--- START Entries supplied ---

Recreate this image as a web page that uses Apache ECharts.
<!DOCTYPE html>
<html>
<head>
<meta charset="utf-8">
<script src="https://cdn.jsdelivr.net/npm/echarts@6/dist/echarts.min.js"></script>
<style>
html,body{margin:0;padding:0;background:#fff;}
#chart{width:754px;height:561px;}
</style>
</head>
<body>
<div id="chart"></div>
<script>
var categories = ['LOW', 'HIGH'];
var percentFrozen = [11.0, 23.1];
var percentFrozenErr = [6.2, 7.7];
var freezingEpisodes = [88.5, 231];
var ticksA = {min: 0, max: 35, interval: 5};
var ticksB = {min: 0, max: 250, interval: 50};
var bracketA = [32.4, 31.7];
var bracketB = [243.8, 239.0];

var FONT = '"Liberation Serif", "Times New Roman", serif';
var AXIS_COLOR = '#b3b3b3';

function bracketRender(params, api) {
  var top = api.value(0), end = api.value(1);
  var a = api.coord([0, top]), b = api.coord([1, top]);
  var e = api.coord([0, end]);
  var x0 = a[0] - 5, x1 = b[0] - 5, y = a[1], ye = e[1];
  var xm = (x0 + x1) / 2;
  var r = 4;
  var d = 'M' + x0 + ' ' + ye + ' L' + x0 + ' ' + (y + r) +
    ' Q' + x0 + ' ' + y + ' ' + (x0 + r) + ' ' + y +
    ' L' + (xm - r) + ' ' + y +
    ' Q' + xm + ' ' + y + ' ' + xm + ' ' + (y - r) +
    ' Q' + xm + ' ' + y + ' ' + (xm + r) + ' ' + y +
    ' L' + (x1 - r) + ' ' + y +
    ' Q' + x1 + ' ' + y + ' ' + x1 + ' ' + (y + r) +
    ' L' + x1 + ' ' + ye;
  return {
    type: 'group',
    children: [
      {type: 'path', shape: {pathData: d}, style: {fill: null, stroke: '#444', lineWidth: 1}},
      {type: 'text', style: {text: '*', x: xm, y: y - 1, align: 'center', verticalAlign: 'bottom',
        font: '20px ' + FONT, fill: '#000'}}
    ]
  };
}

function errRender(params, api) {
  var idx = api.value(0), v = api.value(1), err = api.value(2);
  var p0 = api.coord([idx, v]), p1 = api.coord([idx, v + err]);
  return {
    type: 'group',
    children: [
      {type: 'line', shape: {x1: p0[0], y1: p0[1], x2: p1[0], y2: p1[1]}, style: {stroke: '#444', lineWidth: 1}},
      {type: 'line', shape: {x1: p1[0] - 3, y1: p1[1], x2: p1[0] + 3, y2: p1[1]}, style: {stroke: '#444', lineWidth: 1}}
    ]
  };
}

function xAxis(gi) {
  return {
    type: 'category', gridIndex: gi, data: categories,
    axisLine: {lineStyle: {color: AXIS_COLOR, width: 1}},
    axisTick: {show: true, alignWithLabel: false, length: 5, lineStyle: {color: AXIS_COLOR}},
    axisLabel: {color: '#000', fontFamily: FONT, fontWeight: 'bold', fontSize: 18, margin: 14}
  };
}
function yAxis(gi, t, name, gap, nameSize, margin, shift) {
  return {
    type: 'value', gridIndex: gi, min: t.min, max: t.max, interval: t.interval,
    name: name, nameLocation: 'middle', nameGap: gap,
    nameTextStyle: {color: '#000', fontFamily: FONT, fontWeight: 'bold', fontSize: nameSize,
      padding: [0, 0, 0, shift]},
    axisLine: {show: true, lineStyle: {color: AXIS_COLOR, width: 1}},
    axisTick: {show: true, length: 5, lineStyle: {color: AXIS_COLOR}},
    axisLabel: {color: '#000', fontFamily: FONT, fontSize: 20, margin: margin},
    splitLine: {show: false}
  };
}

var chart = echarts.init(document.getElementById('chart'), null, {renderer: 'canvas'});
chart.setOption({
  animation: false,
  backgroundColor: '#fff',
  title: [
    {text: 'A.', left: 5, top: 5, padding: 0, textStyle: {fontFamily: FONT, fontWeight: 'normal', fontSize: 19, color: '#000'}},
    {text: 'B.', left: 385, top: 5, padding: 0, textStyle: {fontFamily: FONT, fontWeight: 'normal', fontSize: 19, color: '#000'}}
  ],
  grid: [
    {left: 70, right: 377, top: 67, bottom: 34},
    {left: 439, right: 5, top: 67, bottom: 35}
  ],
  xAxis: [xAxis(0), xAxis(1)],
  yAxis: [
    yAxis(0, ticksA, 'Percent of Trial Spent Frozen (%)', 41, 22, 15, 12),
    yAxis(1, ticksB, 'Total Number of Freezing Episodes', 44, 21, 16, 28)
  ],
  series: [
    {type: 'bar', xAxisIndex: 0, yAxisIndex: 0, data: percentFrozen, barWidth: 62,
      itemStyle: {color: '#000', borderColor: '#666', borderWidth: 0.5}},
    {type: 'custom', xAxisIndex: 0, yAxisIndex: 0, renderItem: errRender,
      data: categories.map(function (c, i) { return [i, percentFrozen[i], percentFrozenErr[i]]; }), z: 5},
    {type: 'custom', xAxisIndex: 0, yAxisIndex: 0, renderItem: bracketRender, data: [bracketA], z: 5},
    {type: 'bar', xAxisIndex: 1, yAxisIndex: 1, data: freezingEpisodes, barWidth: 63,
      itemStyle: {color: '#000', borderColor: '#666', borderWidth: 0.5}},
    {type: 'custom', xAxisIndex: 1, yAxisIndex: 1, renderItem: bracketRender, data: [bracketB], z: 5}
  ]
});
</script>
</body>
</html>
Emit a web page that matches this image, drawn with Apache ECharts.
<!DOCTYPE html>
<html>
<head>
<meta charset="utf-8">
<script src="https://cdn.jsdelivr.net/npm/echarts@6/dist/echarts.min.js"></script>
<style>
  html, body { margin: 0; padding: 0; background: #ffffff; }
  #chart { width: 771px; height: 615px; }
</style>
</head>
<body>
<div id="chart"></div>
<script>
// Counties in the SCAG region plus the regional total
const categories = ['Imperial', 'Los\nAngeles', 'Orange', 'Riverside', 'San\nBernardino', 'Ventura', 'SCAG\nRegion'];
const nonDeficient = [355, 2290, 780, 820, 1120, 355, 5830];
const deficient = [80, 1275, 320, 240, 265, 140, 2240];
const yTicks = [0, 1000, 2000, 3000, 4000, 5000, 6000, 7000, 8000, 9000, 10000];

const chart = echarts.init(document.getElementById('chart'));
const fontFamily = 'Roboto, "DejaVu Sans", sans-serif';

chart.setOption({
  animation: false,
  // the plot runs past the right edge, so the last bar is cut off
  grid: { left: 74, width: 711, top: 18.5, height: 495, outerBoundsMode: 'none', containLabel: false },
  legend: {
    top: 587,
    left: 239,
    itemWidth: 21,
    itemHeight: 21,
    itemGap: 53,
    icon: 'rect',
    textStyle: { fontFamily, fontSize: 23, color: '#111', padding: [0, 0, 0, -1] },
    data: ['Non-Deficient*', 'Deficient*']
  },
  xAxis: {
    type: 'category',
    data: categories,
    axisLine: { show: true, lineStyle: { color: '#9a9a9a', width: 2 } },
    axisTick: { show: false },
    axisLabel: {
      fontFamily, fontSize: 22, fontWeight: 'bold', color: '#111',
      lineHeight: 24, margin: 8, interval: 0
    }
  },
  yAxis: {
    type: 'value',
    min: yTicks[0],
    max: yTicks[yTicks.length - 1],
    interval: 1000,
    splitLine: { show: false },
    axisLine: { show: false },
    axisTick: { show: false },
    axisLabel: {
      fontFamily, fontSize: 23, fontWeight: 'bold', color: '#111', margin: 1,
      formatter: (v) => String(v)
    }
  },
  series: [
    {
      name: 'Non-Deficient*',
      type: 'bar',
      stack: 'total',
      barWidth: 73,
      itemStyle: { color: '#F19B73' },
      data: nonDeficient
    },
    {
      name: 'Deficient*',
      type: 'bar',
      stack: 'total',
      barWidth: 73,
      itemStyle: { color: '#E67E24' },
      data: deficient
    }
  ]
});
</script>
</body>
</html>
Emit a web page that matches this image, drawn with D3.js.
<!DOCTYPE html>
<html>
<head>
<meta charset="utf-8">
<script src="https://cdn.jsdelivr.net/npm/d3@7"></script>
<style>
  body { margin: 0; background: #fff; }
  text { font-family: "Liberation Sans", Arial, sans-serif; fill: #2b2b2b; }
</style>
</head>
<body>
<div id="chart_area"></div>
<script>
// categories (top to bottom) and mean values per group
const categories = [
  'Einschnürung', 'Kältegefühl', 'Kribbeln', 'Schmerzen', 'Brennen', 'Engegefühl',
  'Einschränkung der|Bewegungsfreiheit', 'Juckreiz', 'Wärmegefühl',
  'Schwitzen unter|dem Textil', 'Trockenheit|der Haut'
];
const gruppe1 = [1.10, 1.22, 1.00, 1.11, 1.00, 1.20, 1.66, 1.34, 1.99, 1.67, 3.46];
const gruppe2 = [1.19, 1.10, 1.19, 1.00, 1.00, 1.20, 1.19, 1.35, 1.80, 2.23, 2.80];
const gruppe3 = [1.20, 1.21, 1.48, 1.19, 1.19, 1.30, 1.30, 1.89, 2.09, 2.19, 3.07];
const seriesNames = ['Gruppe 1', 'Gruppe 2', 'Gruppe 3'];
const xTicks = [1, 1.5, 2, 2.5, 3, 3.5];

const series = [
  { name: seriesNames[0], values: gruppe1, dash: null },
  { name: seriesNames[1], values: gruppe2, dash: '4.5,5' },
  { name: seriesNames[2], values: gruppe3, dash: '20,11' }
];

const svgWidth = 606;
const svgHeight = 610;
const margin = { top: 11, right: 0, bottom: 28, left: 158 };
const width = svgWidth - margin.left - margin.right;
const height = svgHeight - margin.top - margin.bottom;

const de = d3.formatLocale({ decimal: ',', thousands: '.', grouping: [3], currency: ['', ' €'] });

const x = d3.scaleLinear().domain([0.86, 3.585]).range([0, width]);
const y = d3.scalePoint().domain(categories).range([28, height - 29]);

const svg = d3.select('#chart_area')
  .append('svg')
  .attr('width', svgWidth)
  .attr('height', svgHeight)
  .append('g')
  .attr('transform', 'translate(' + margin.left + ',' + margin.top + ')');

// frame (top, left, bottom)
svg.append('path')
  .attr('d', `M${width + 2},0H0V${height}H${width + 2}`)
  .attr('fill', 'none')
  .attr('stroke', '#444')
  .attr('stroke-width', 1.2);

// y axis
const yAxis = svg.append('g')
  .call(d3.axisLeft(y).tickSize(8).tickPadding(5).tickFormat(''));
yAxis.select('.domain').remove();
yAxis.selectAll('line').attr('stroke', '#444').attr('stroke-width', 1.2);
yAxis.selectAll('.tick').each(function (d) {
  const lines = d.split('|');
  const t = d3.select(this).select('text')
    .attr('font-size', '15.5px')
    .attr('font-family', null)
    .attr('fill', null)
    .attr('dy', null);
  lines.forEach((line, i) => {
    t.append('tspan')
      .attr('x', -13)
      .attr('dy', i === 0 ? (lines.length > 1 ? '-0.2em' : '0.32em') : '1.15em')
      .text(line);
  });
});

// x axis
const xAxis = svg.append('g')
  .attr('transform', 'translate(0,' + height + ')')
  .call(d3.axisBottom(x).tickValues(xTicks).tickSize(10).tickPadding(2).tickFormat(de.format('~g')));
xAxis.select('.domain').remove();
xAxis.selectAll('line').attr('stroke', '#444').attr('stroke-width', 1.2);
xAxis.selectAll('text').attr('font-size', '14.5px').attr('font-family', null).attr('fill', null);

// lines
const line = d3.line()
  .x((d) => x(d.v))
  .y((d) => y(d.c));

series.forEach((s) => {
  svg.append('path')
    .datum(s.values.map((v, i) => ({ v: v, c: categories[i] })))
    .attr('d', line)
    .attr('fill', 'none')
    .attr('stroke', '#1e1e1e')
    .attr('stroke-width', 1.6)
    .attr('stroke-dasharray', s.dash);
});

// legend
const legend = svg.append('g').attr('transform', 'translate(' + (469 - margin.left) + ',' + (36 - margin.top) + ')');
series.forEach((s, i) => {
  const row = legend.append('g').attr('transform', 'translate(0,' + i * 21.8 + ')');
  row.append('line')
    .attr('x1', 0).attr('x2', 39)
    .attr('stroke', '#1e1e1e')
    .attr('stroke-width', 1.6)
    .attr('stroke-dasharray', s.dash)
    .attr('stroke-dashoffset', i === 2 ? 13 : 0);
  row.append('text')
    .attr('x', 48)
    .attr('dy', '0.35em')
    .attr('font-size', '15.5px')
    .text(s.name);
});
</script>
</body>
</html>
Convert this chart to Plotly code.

--- END Entries supplied ---

Task to carry out »
Filter the listing above by the word "page"; copy each line that passes.

Answer below »
Recreate this image as a web page that uses Apache ECharts.
Emit a web page that matches this image, drawn with Apache ECharts.
Emit a web page that matches this image, drawn with D3.js.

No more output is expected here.